» **RECORD EXCERPTS**

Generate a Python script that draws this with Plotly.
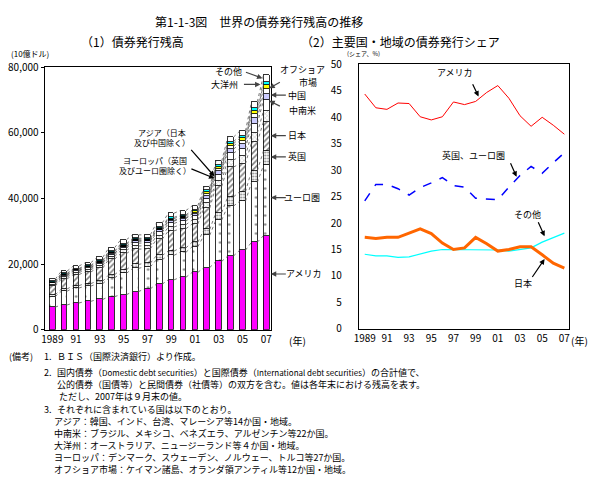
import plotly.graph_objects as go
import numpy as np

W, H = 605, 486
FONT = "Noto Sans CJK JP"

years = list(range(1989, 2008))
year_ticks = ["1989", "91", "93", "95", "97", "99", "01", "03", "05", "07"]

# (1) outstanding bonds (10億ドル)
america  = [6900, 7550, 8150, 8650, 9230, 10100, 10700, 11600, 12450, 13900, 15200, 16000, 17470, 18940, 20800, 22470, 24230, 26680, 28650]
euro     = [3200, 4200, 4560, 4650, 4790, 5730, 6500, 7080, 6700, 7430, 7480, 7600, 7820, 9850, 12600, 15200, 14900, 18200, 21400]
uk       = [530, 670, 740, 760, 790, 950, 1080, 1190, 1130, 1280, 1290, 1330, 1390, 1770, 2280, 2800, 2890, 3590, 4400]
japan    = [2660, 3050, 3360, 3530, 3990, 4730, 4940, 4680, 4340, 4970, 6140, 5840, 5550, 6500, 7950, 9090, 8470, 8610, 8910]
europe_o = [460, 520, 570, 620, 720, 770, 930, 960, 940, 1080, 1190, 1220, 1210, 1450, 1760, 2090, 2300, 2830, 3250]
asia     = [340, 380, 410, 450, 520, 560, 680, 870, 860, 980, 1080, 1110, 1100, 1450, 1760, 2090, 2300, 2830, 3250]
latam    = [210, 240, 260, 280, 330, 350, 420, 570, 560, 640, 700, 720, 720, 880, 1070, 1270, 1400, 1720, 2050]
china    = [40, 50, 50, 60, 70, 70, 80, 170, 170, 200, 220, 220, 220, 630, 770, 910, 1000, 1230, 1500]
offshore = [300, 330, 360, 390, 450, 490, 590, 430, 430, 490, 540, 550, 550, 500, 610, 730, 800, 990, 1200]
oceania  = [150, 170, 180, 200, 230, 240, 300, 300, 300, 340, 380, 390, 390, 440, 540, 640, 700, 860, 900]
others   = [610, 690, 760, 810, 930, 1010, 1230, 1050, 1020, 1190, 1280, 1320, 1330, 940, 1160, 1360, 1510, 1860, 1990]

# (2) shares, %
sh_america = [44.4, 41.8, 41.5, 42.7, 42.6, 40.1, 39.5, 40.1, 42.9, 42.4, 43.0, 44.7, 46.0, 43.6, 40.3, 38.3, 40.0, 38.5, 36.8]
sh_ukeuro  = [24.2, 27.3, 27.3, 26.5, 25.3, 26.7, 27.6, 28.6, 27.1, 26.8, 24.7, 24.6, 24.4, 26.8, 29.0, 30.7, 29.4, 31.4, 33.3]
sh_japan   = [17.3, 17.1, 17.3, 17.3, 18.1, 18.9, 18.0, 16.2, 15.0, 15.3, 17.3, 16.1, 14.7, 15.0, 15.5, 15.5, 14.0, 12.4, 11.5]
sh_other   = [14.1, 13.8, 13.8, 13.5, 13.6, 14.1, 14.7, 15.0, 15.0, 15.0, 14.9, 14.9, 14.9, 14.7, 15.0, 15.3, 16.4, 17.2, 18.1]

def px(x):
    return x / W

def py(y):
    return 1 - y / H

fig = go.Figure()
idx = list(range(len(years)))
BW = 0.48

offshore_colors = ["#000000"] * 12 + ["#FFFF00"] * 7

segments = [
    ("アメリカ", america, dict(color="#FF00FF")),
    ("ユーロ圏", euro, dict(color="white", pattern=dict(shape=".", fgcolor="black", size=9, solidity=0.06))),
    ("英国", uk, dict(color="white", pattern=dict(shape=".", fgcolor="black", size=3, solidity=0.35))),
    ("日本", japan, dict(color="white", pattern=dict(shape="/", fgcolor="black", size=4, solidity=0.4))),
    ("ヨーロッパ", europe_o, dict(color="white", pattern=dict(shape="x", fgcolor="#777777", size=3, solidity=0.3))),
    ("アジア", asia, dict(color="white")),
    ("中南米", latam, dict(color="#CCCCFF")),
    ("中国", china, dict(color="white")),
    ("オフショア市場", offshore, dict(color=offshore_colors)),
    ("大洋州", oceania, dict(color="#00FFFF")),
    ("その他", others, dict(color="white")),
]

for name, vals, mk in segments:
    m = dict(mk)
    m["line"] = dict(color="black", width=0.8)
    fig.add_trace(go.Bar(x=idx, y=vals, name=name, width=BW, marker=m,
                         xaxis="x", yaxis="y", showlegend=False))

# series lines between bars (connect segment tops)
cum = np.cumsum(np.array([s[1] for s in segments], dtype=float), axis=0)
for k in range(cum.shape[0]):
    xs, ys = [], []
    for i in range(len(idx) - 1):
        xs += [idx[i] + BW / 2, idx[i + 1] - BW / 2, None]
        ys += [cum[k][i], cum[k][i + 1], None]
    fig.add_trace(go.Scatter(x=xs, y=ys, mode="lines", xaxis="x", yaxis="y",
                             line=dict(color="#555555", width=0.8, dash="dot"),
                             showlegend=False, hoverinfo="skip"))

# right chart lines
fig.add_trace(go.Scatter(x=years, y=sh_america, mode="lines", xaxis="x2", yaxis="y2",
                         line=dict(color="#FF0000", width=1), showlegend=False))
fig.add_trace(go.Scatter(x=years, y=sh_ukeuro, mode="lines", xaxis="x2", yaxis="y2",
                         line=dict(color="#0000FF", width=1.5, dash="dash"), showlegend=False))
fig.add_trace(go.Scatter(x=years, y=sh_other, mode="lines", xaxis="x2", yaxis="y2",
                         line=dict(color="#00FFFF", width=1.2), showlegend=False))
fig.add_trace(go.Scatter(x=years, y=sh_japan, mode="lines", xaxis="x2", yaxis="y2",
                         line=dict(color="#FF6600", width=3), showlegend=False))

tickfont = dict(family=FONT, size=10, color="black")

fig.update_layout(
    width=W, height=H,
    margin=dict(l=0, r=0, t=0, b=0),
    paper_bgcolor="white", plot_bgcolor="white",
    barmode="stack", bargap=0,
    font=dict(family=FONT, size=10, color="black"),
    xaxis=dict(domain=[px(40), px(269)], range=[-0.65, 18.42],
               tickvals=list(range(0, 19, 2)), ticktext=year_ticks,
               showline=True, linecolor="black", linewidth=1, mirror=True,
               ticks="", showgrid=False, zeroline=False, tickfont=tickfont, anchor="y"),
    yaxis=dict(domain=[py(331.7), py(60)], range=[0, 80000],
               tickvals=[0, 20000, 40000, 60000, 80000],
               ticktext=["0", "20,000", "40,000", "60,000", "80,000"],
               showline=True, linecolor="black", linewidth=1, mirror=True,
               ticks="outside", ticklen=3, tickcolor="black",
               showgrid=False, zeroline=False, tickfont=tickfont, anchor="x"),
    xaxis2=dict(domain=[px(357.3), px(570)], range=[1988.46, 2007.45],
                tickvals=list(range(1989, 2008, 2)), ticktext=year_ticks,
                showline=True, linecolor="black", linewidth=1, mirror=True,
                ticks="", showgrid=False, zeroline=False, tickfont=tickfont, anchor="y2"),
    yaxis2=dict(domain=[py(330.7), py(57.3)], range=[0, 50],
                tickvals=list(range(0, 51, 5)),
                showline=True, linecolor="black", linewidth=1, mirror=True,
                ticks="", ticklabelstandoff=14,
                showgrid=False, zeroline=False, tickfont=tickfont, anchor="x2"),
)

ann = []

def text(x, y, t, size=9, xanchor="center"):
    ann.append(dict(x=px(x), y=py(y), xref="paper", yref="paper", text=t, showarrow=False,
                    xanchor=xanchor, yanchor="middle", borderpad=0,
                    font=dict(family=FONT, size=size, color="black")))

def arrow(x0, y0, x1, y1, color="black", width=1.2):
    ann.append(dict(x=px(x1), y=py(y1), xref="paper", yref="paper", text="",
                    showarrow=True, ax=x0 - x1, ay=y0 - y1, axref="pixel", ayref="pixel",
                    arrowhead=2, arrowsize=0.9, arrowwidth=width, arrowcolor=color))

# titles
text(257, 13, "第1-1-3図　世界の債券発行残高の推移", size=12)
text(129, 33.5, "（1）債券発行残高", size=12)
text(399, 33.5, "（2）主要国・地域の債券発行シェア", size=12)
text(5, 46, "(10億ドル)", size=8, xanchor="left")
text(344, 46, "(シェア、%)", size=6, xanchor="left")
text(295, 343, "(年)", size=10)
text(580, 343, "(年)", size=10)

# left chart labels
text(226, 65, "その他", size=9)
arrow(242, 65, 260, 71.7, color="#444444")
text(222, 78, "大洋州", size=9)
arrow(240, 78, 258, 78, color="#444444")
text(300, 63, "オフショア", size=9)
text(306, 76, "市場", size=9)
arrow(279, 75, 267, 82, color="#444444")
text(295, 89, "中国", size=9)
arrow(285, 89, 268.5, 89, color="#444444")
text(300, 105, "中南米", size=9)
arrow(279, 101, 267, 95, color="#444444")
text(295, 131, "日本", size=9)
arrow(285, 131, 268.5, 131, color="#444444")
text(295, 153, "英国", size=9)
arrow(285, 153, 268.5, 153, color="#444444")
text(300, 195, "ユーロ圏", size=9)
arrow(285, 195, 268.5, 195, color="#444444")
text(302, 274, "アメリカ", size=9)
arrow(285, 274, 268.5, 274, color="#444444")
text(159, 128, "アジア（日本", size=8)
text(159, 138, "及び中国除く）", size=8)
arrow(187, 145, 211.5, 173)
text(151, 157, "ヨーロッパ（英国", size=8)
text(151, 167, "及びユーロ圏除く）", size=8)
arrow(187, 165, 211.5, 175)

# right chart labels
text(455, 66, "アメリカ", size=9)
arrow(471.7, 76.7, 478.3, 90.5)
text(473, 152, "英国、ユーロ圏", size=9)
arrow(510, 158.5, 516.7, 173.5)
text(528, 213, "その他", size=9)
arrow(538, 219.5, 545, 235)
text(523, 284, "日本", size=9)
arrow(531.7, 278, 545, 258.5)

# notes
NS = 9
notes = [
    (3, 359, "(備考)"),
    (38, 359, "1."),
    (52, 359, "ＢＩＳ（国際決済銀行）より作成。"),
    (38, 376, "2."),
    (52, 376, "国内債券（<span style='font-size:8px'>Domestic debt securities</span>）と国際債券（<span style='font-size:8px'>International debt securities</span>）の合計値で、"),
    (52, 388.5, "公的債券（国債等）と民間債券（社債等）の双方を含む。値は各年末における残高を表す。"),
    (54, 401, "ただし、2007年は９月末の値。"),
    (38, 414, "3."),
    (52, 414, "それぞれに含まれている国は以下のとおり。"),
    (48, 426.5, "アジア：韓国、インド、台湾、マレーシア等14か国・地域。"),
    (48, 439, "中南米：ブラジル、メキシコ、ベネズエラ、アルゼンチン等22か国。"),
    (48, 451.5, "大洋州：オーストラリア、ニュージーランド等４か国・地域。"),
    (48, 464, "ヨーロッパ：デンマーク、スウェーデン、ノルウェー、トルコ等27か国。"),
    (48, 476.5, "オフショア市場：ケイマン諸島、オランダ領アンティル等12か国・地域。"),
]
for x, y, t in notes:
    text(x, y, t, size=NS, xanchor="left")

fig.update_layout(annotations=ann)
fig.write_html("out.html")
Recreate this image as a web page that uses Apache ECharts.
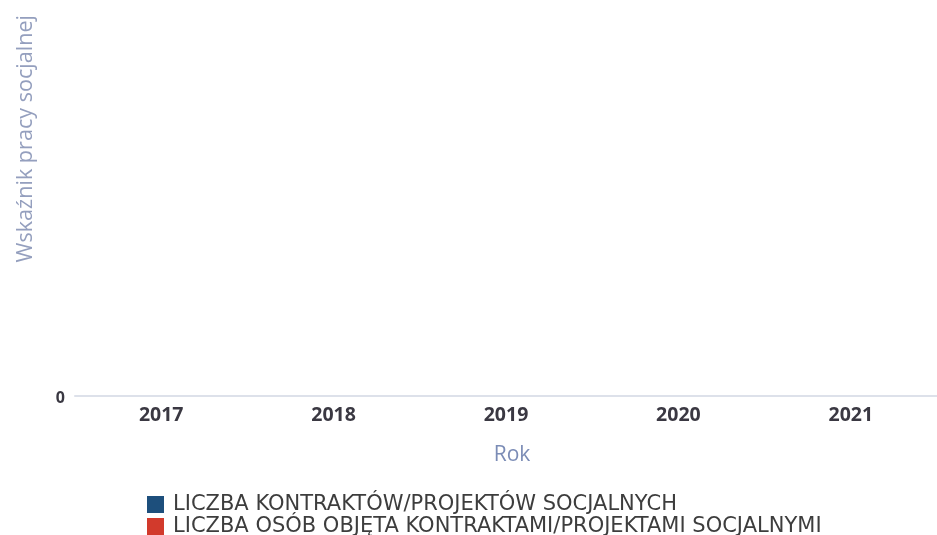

» **EXERCISE DETAILS**
Scan the material above for the word "that". Copy each line where it occurs.

» **FULL SOLUTION**
Generate a Python script that draws this with Plotly.
Recreate this image as a web page that uses Apache ECharts.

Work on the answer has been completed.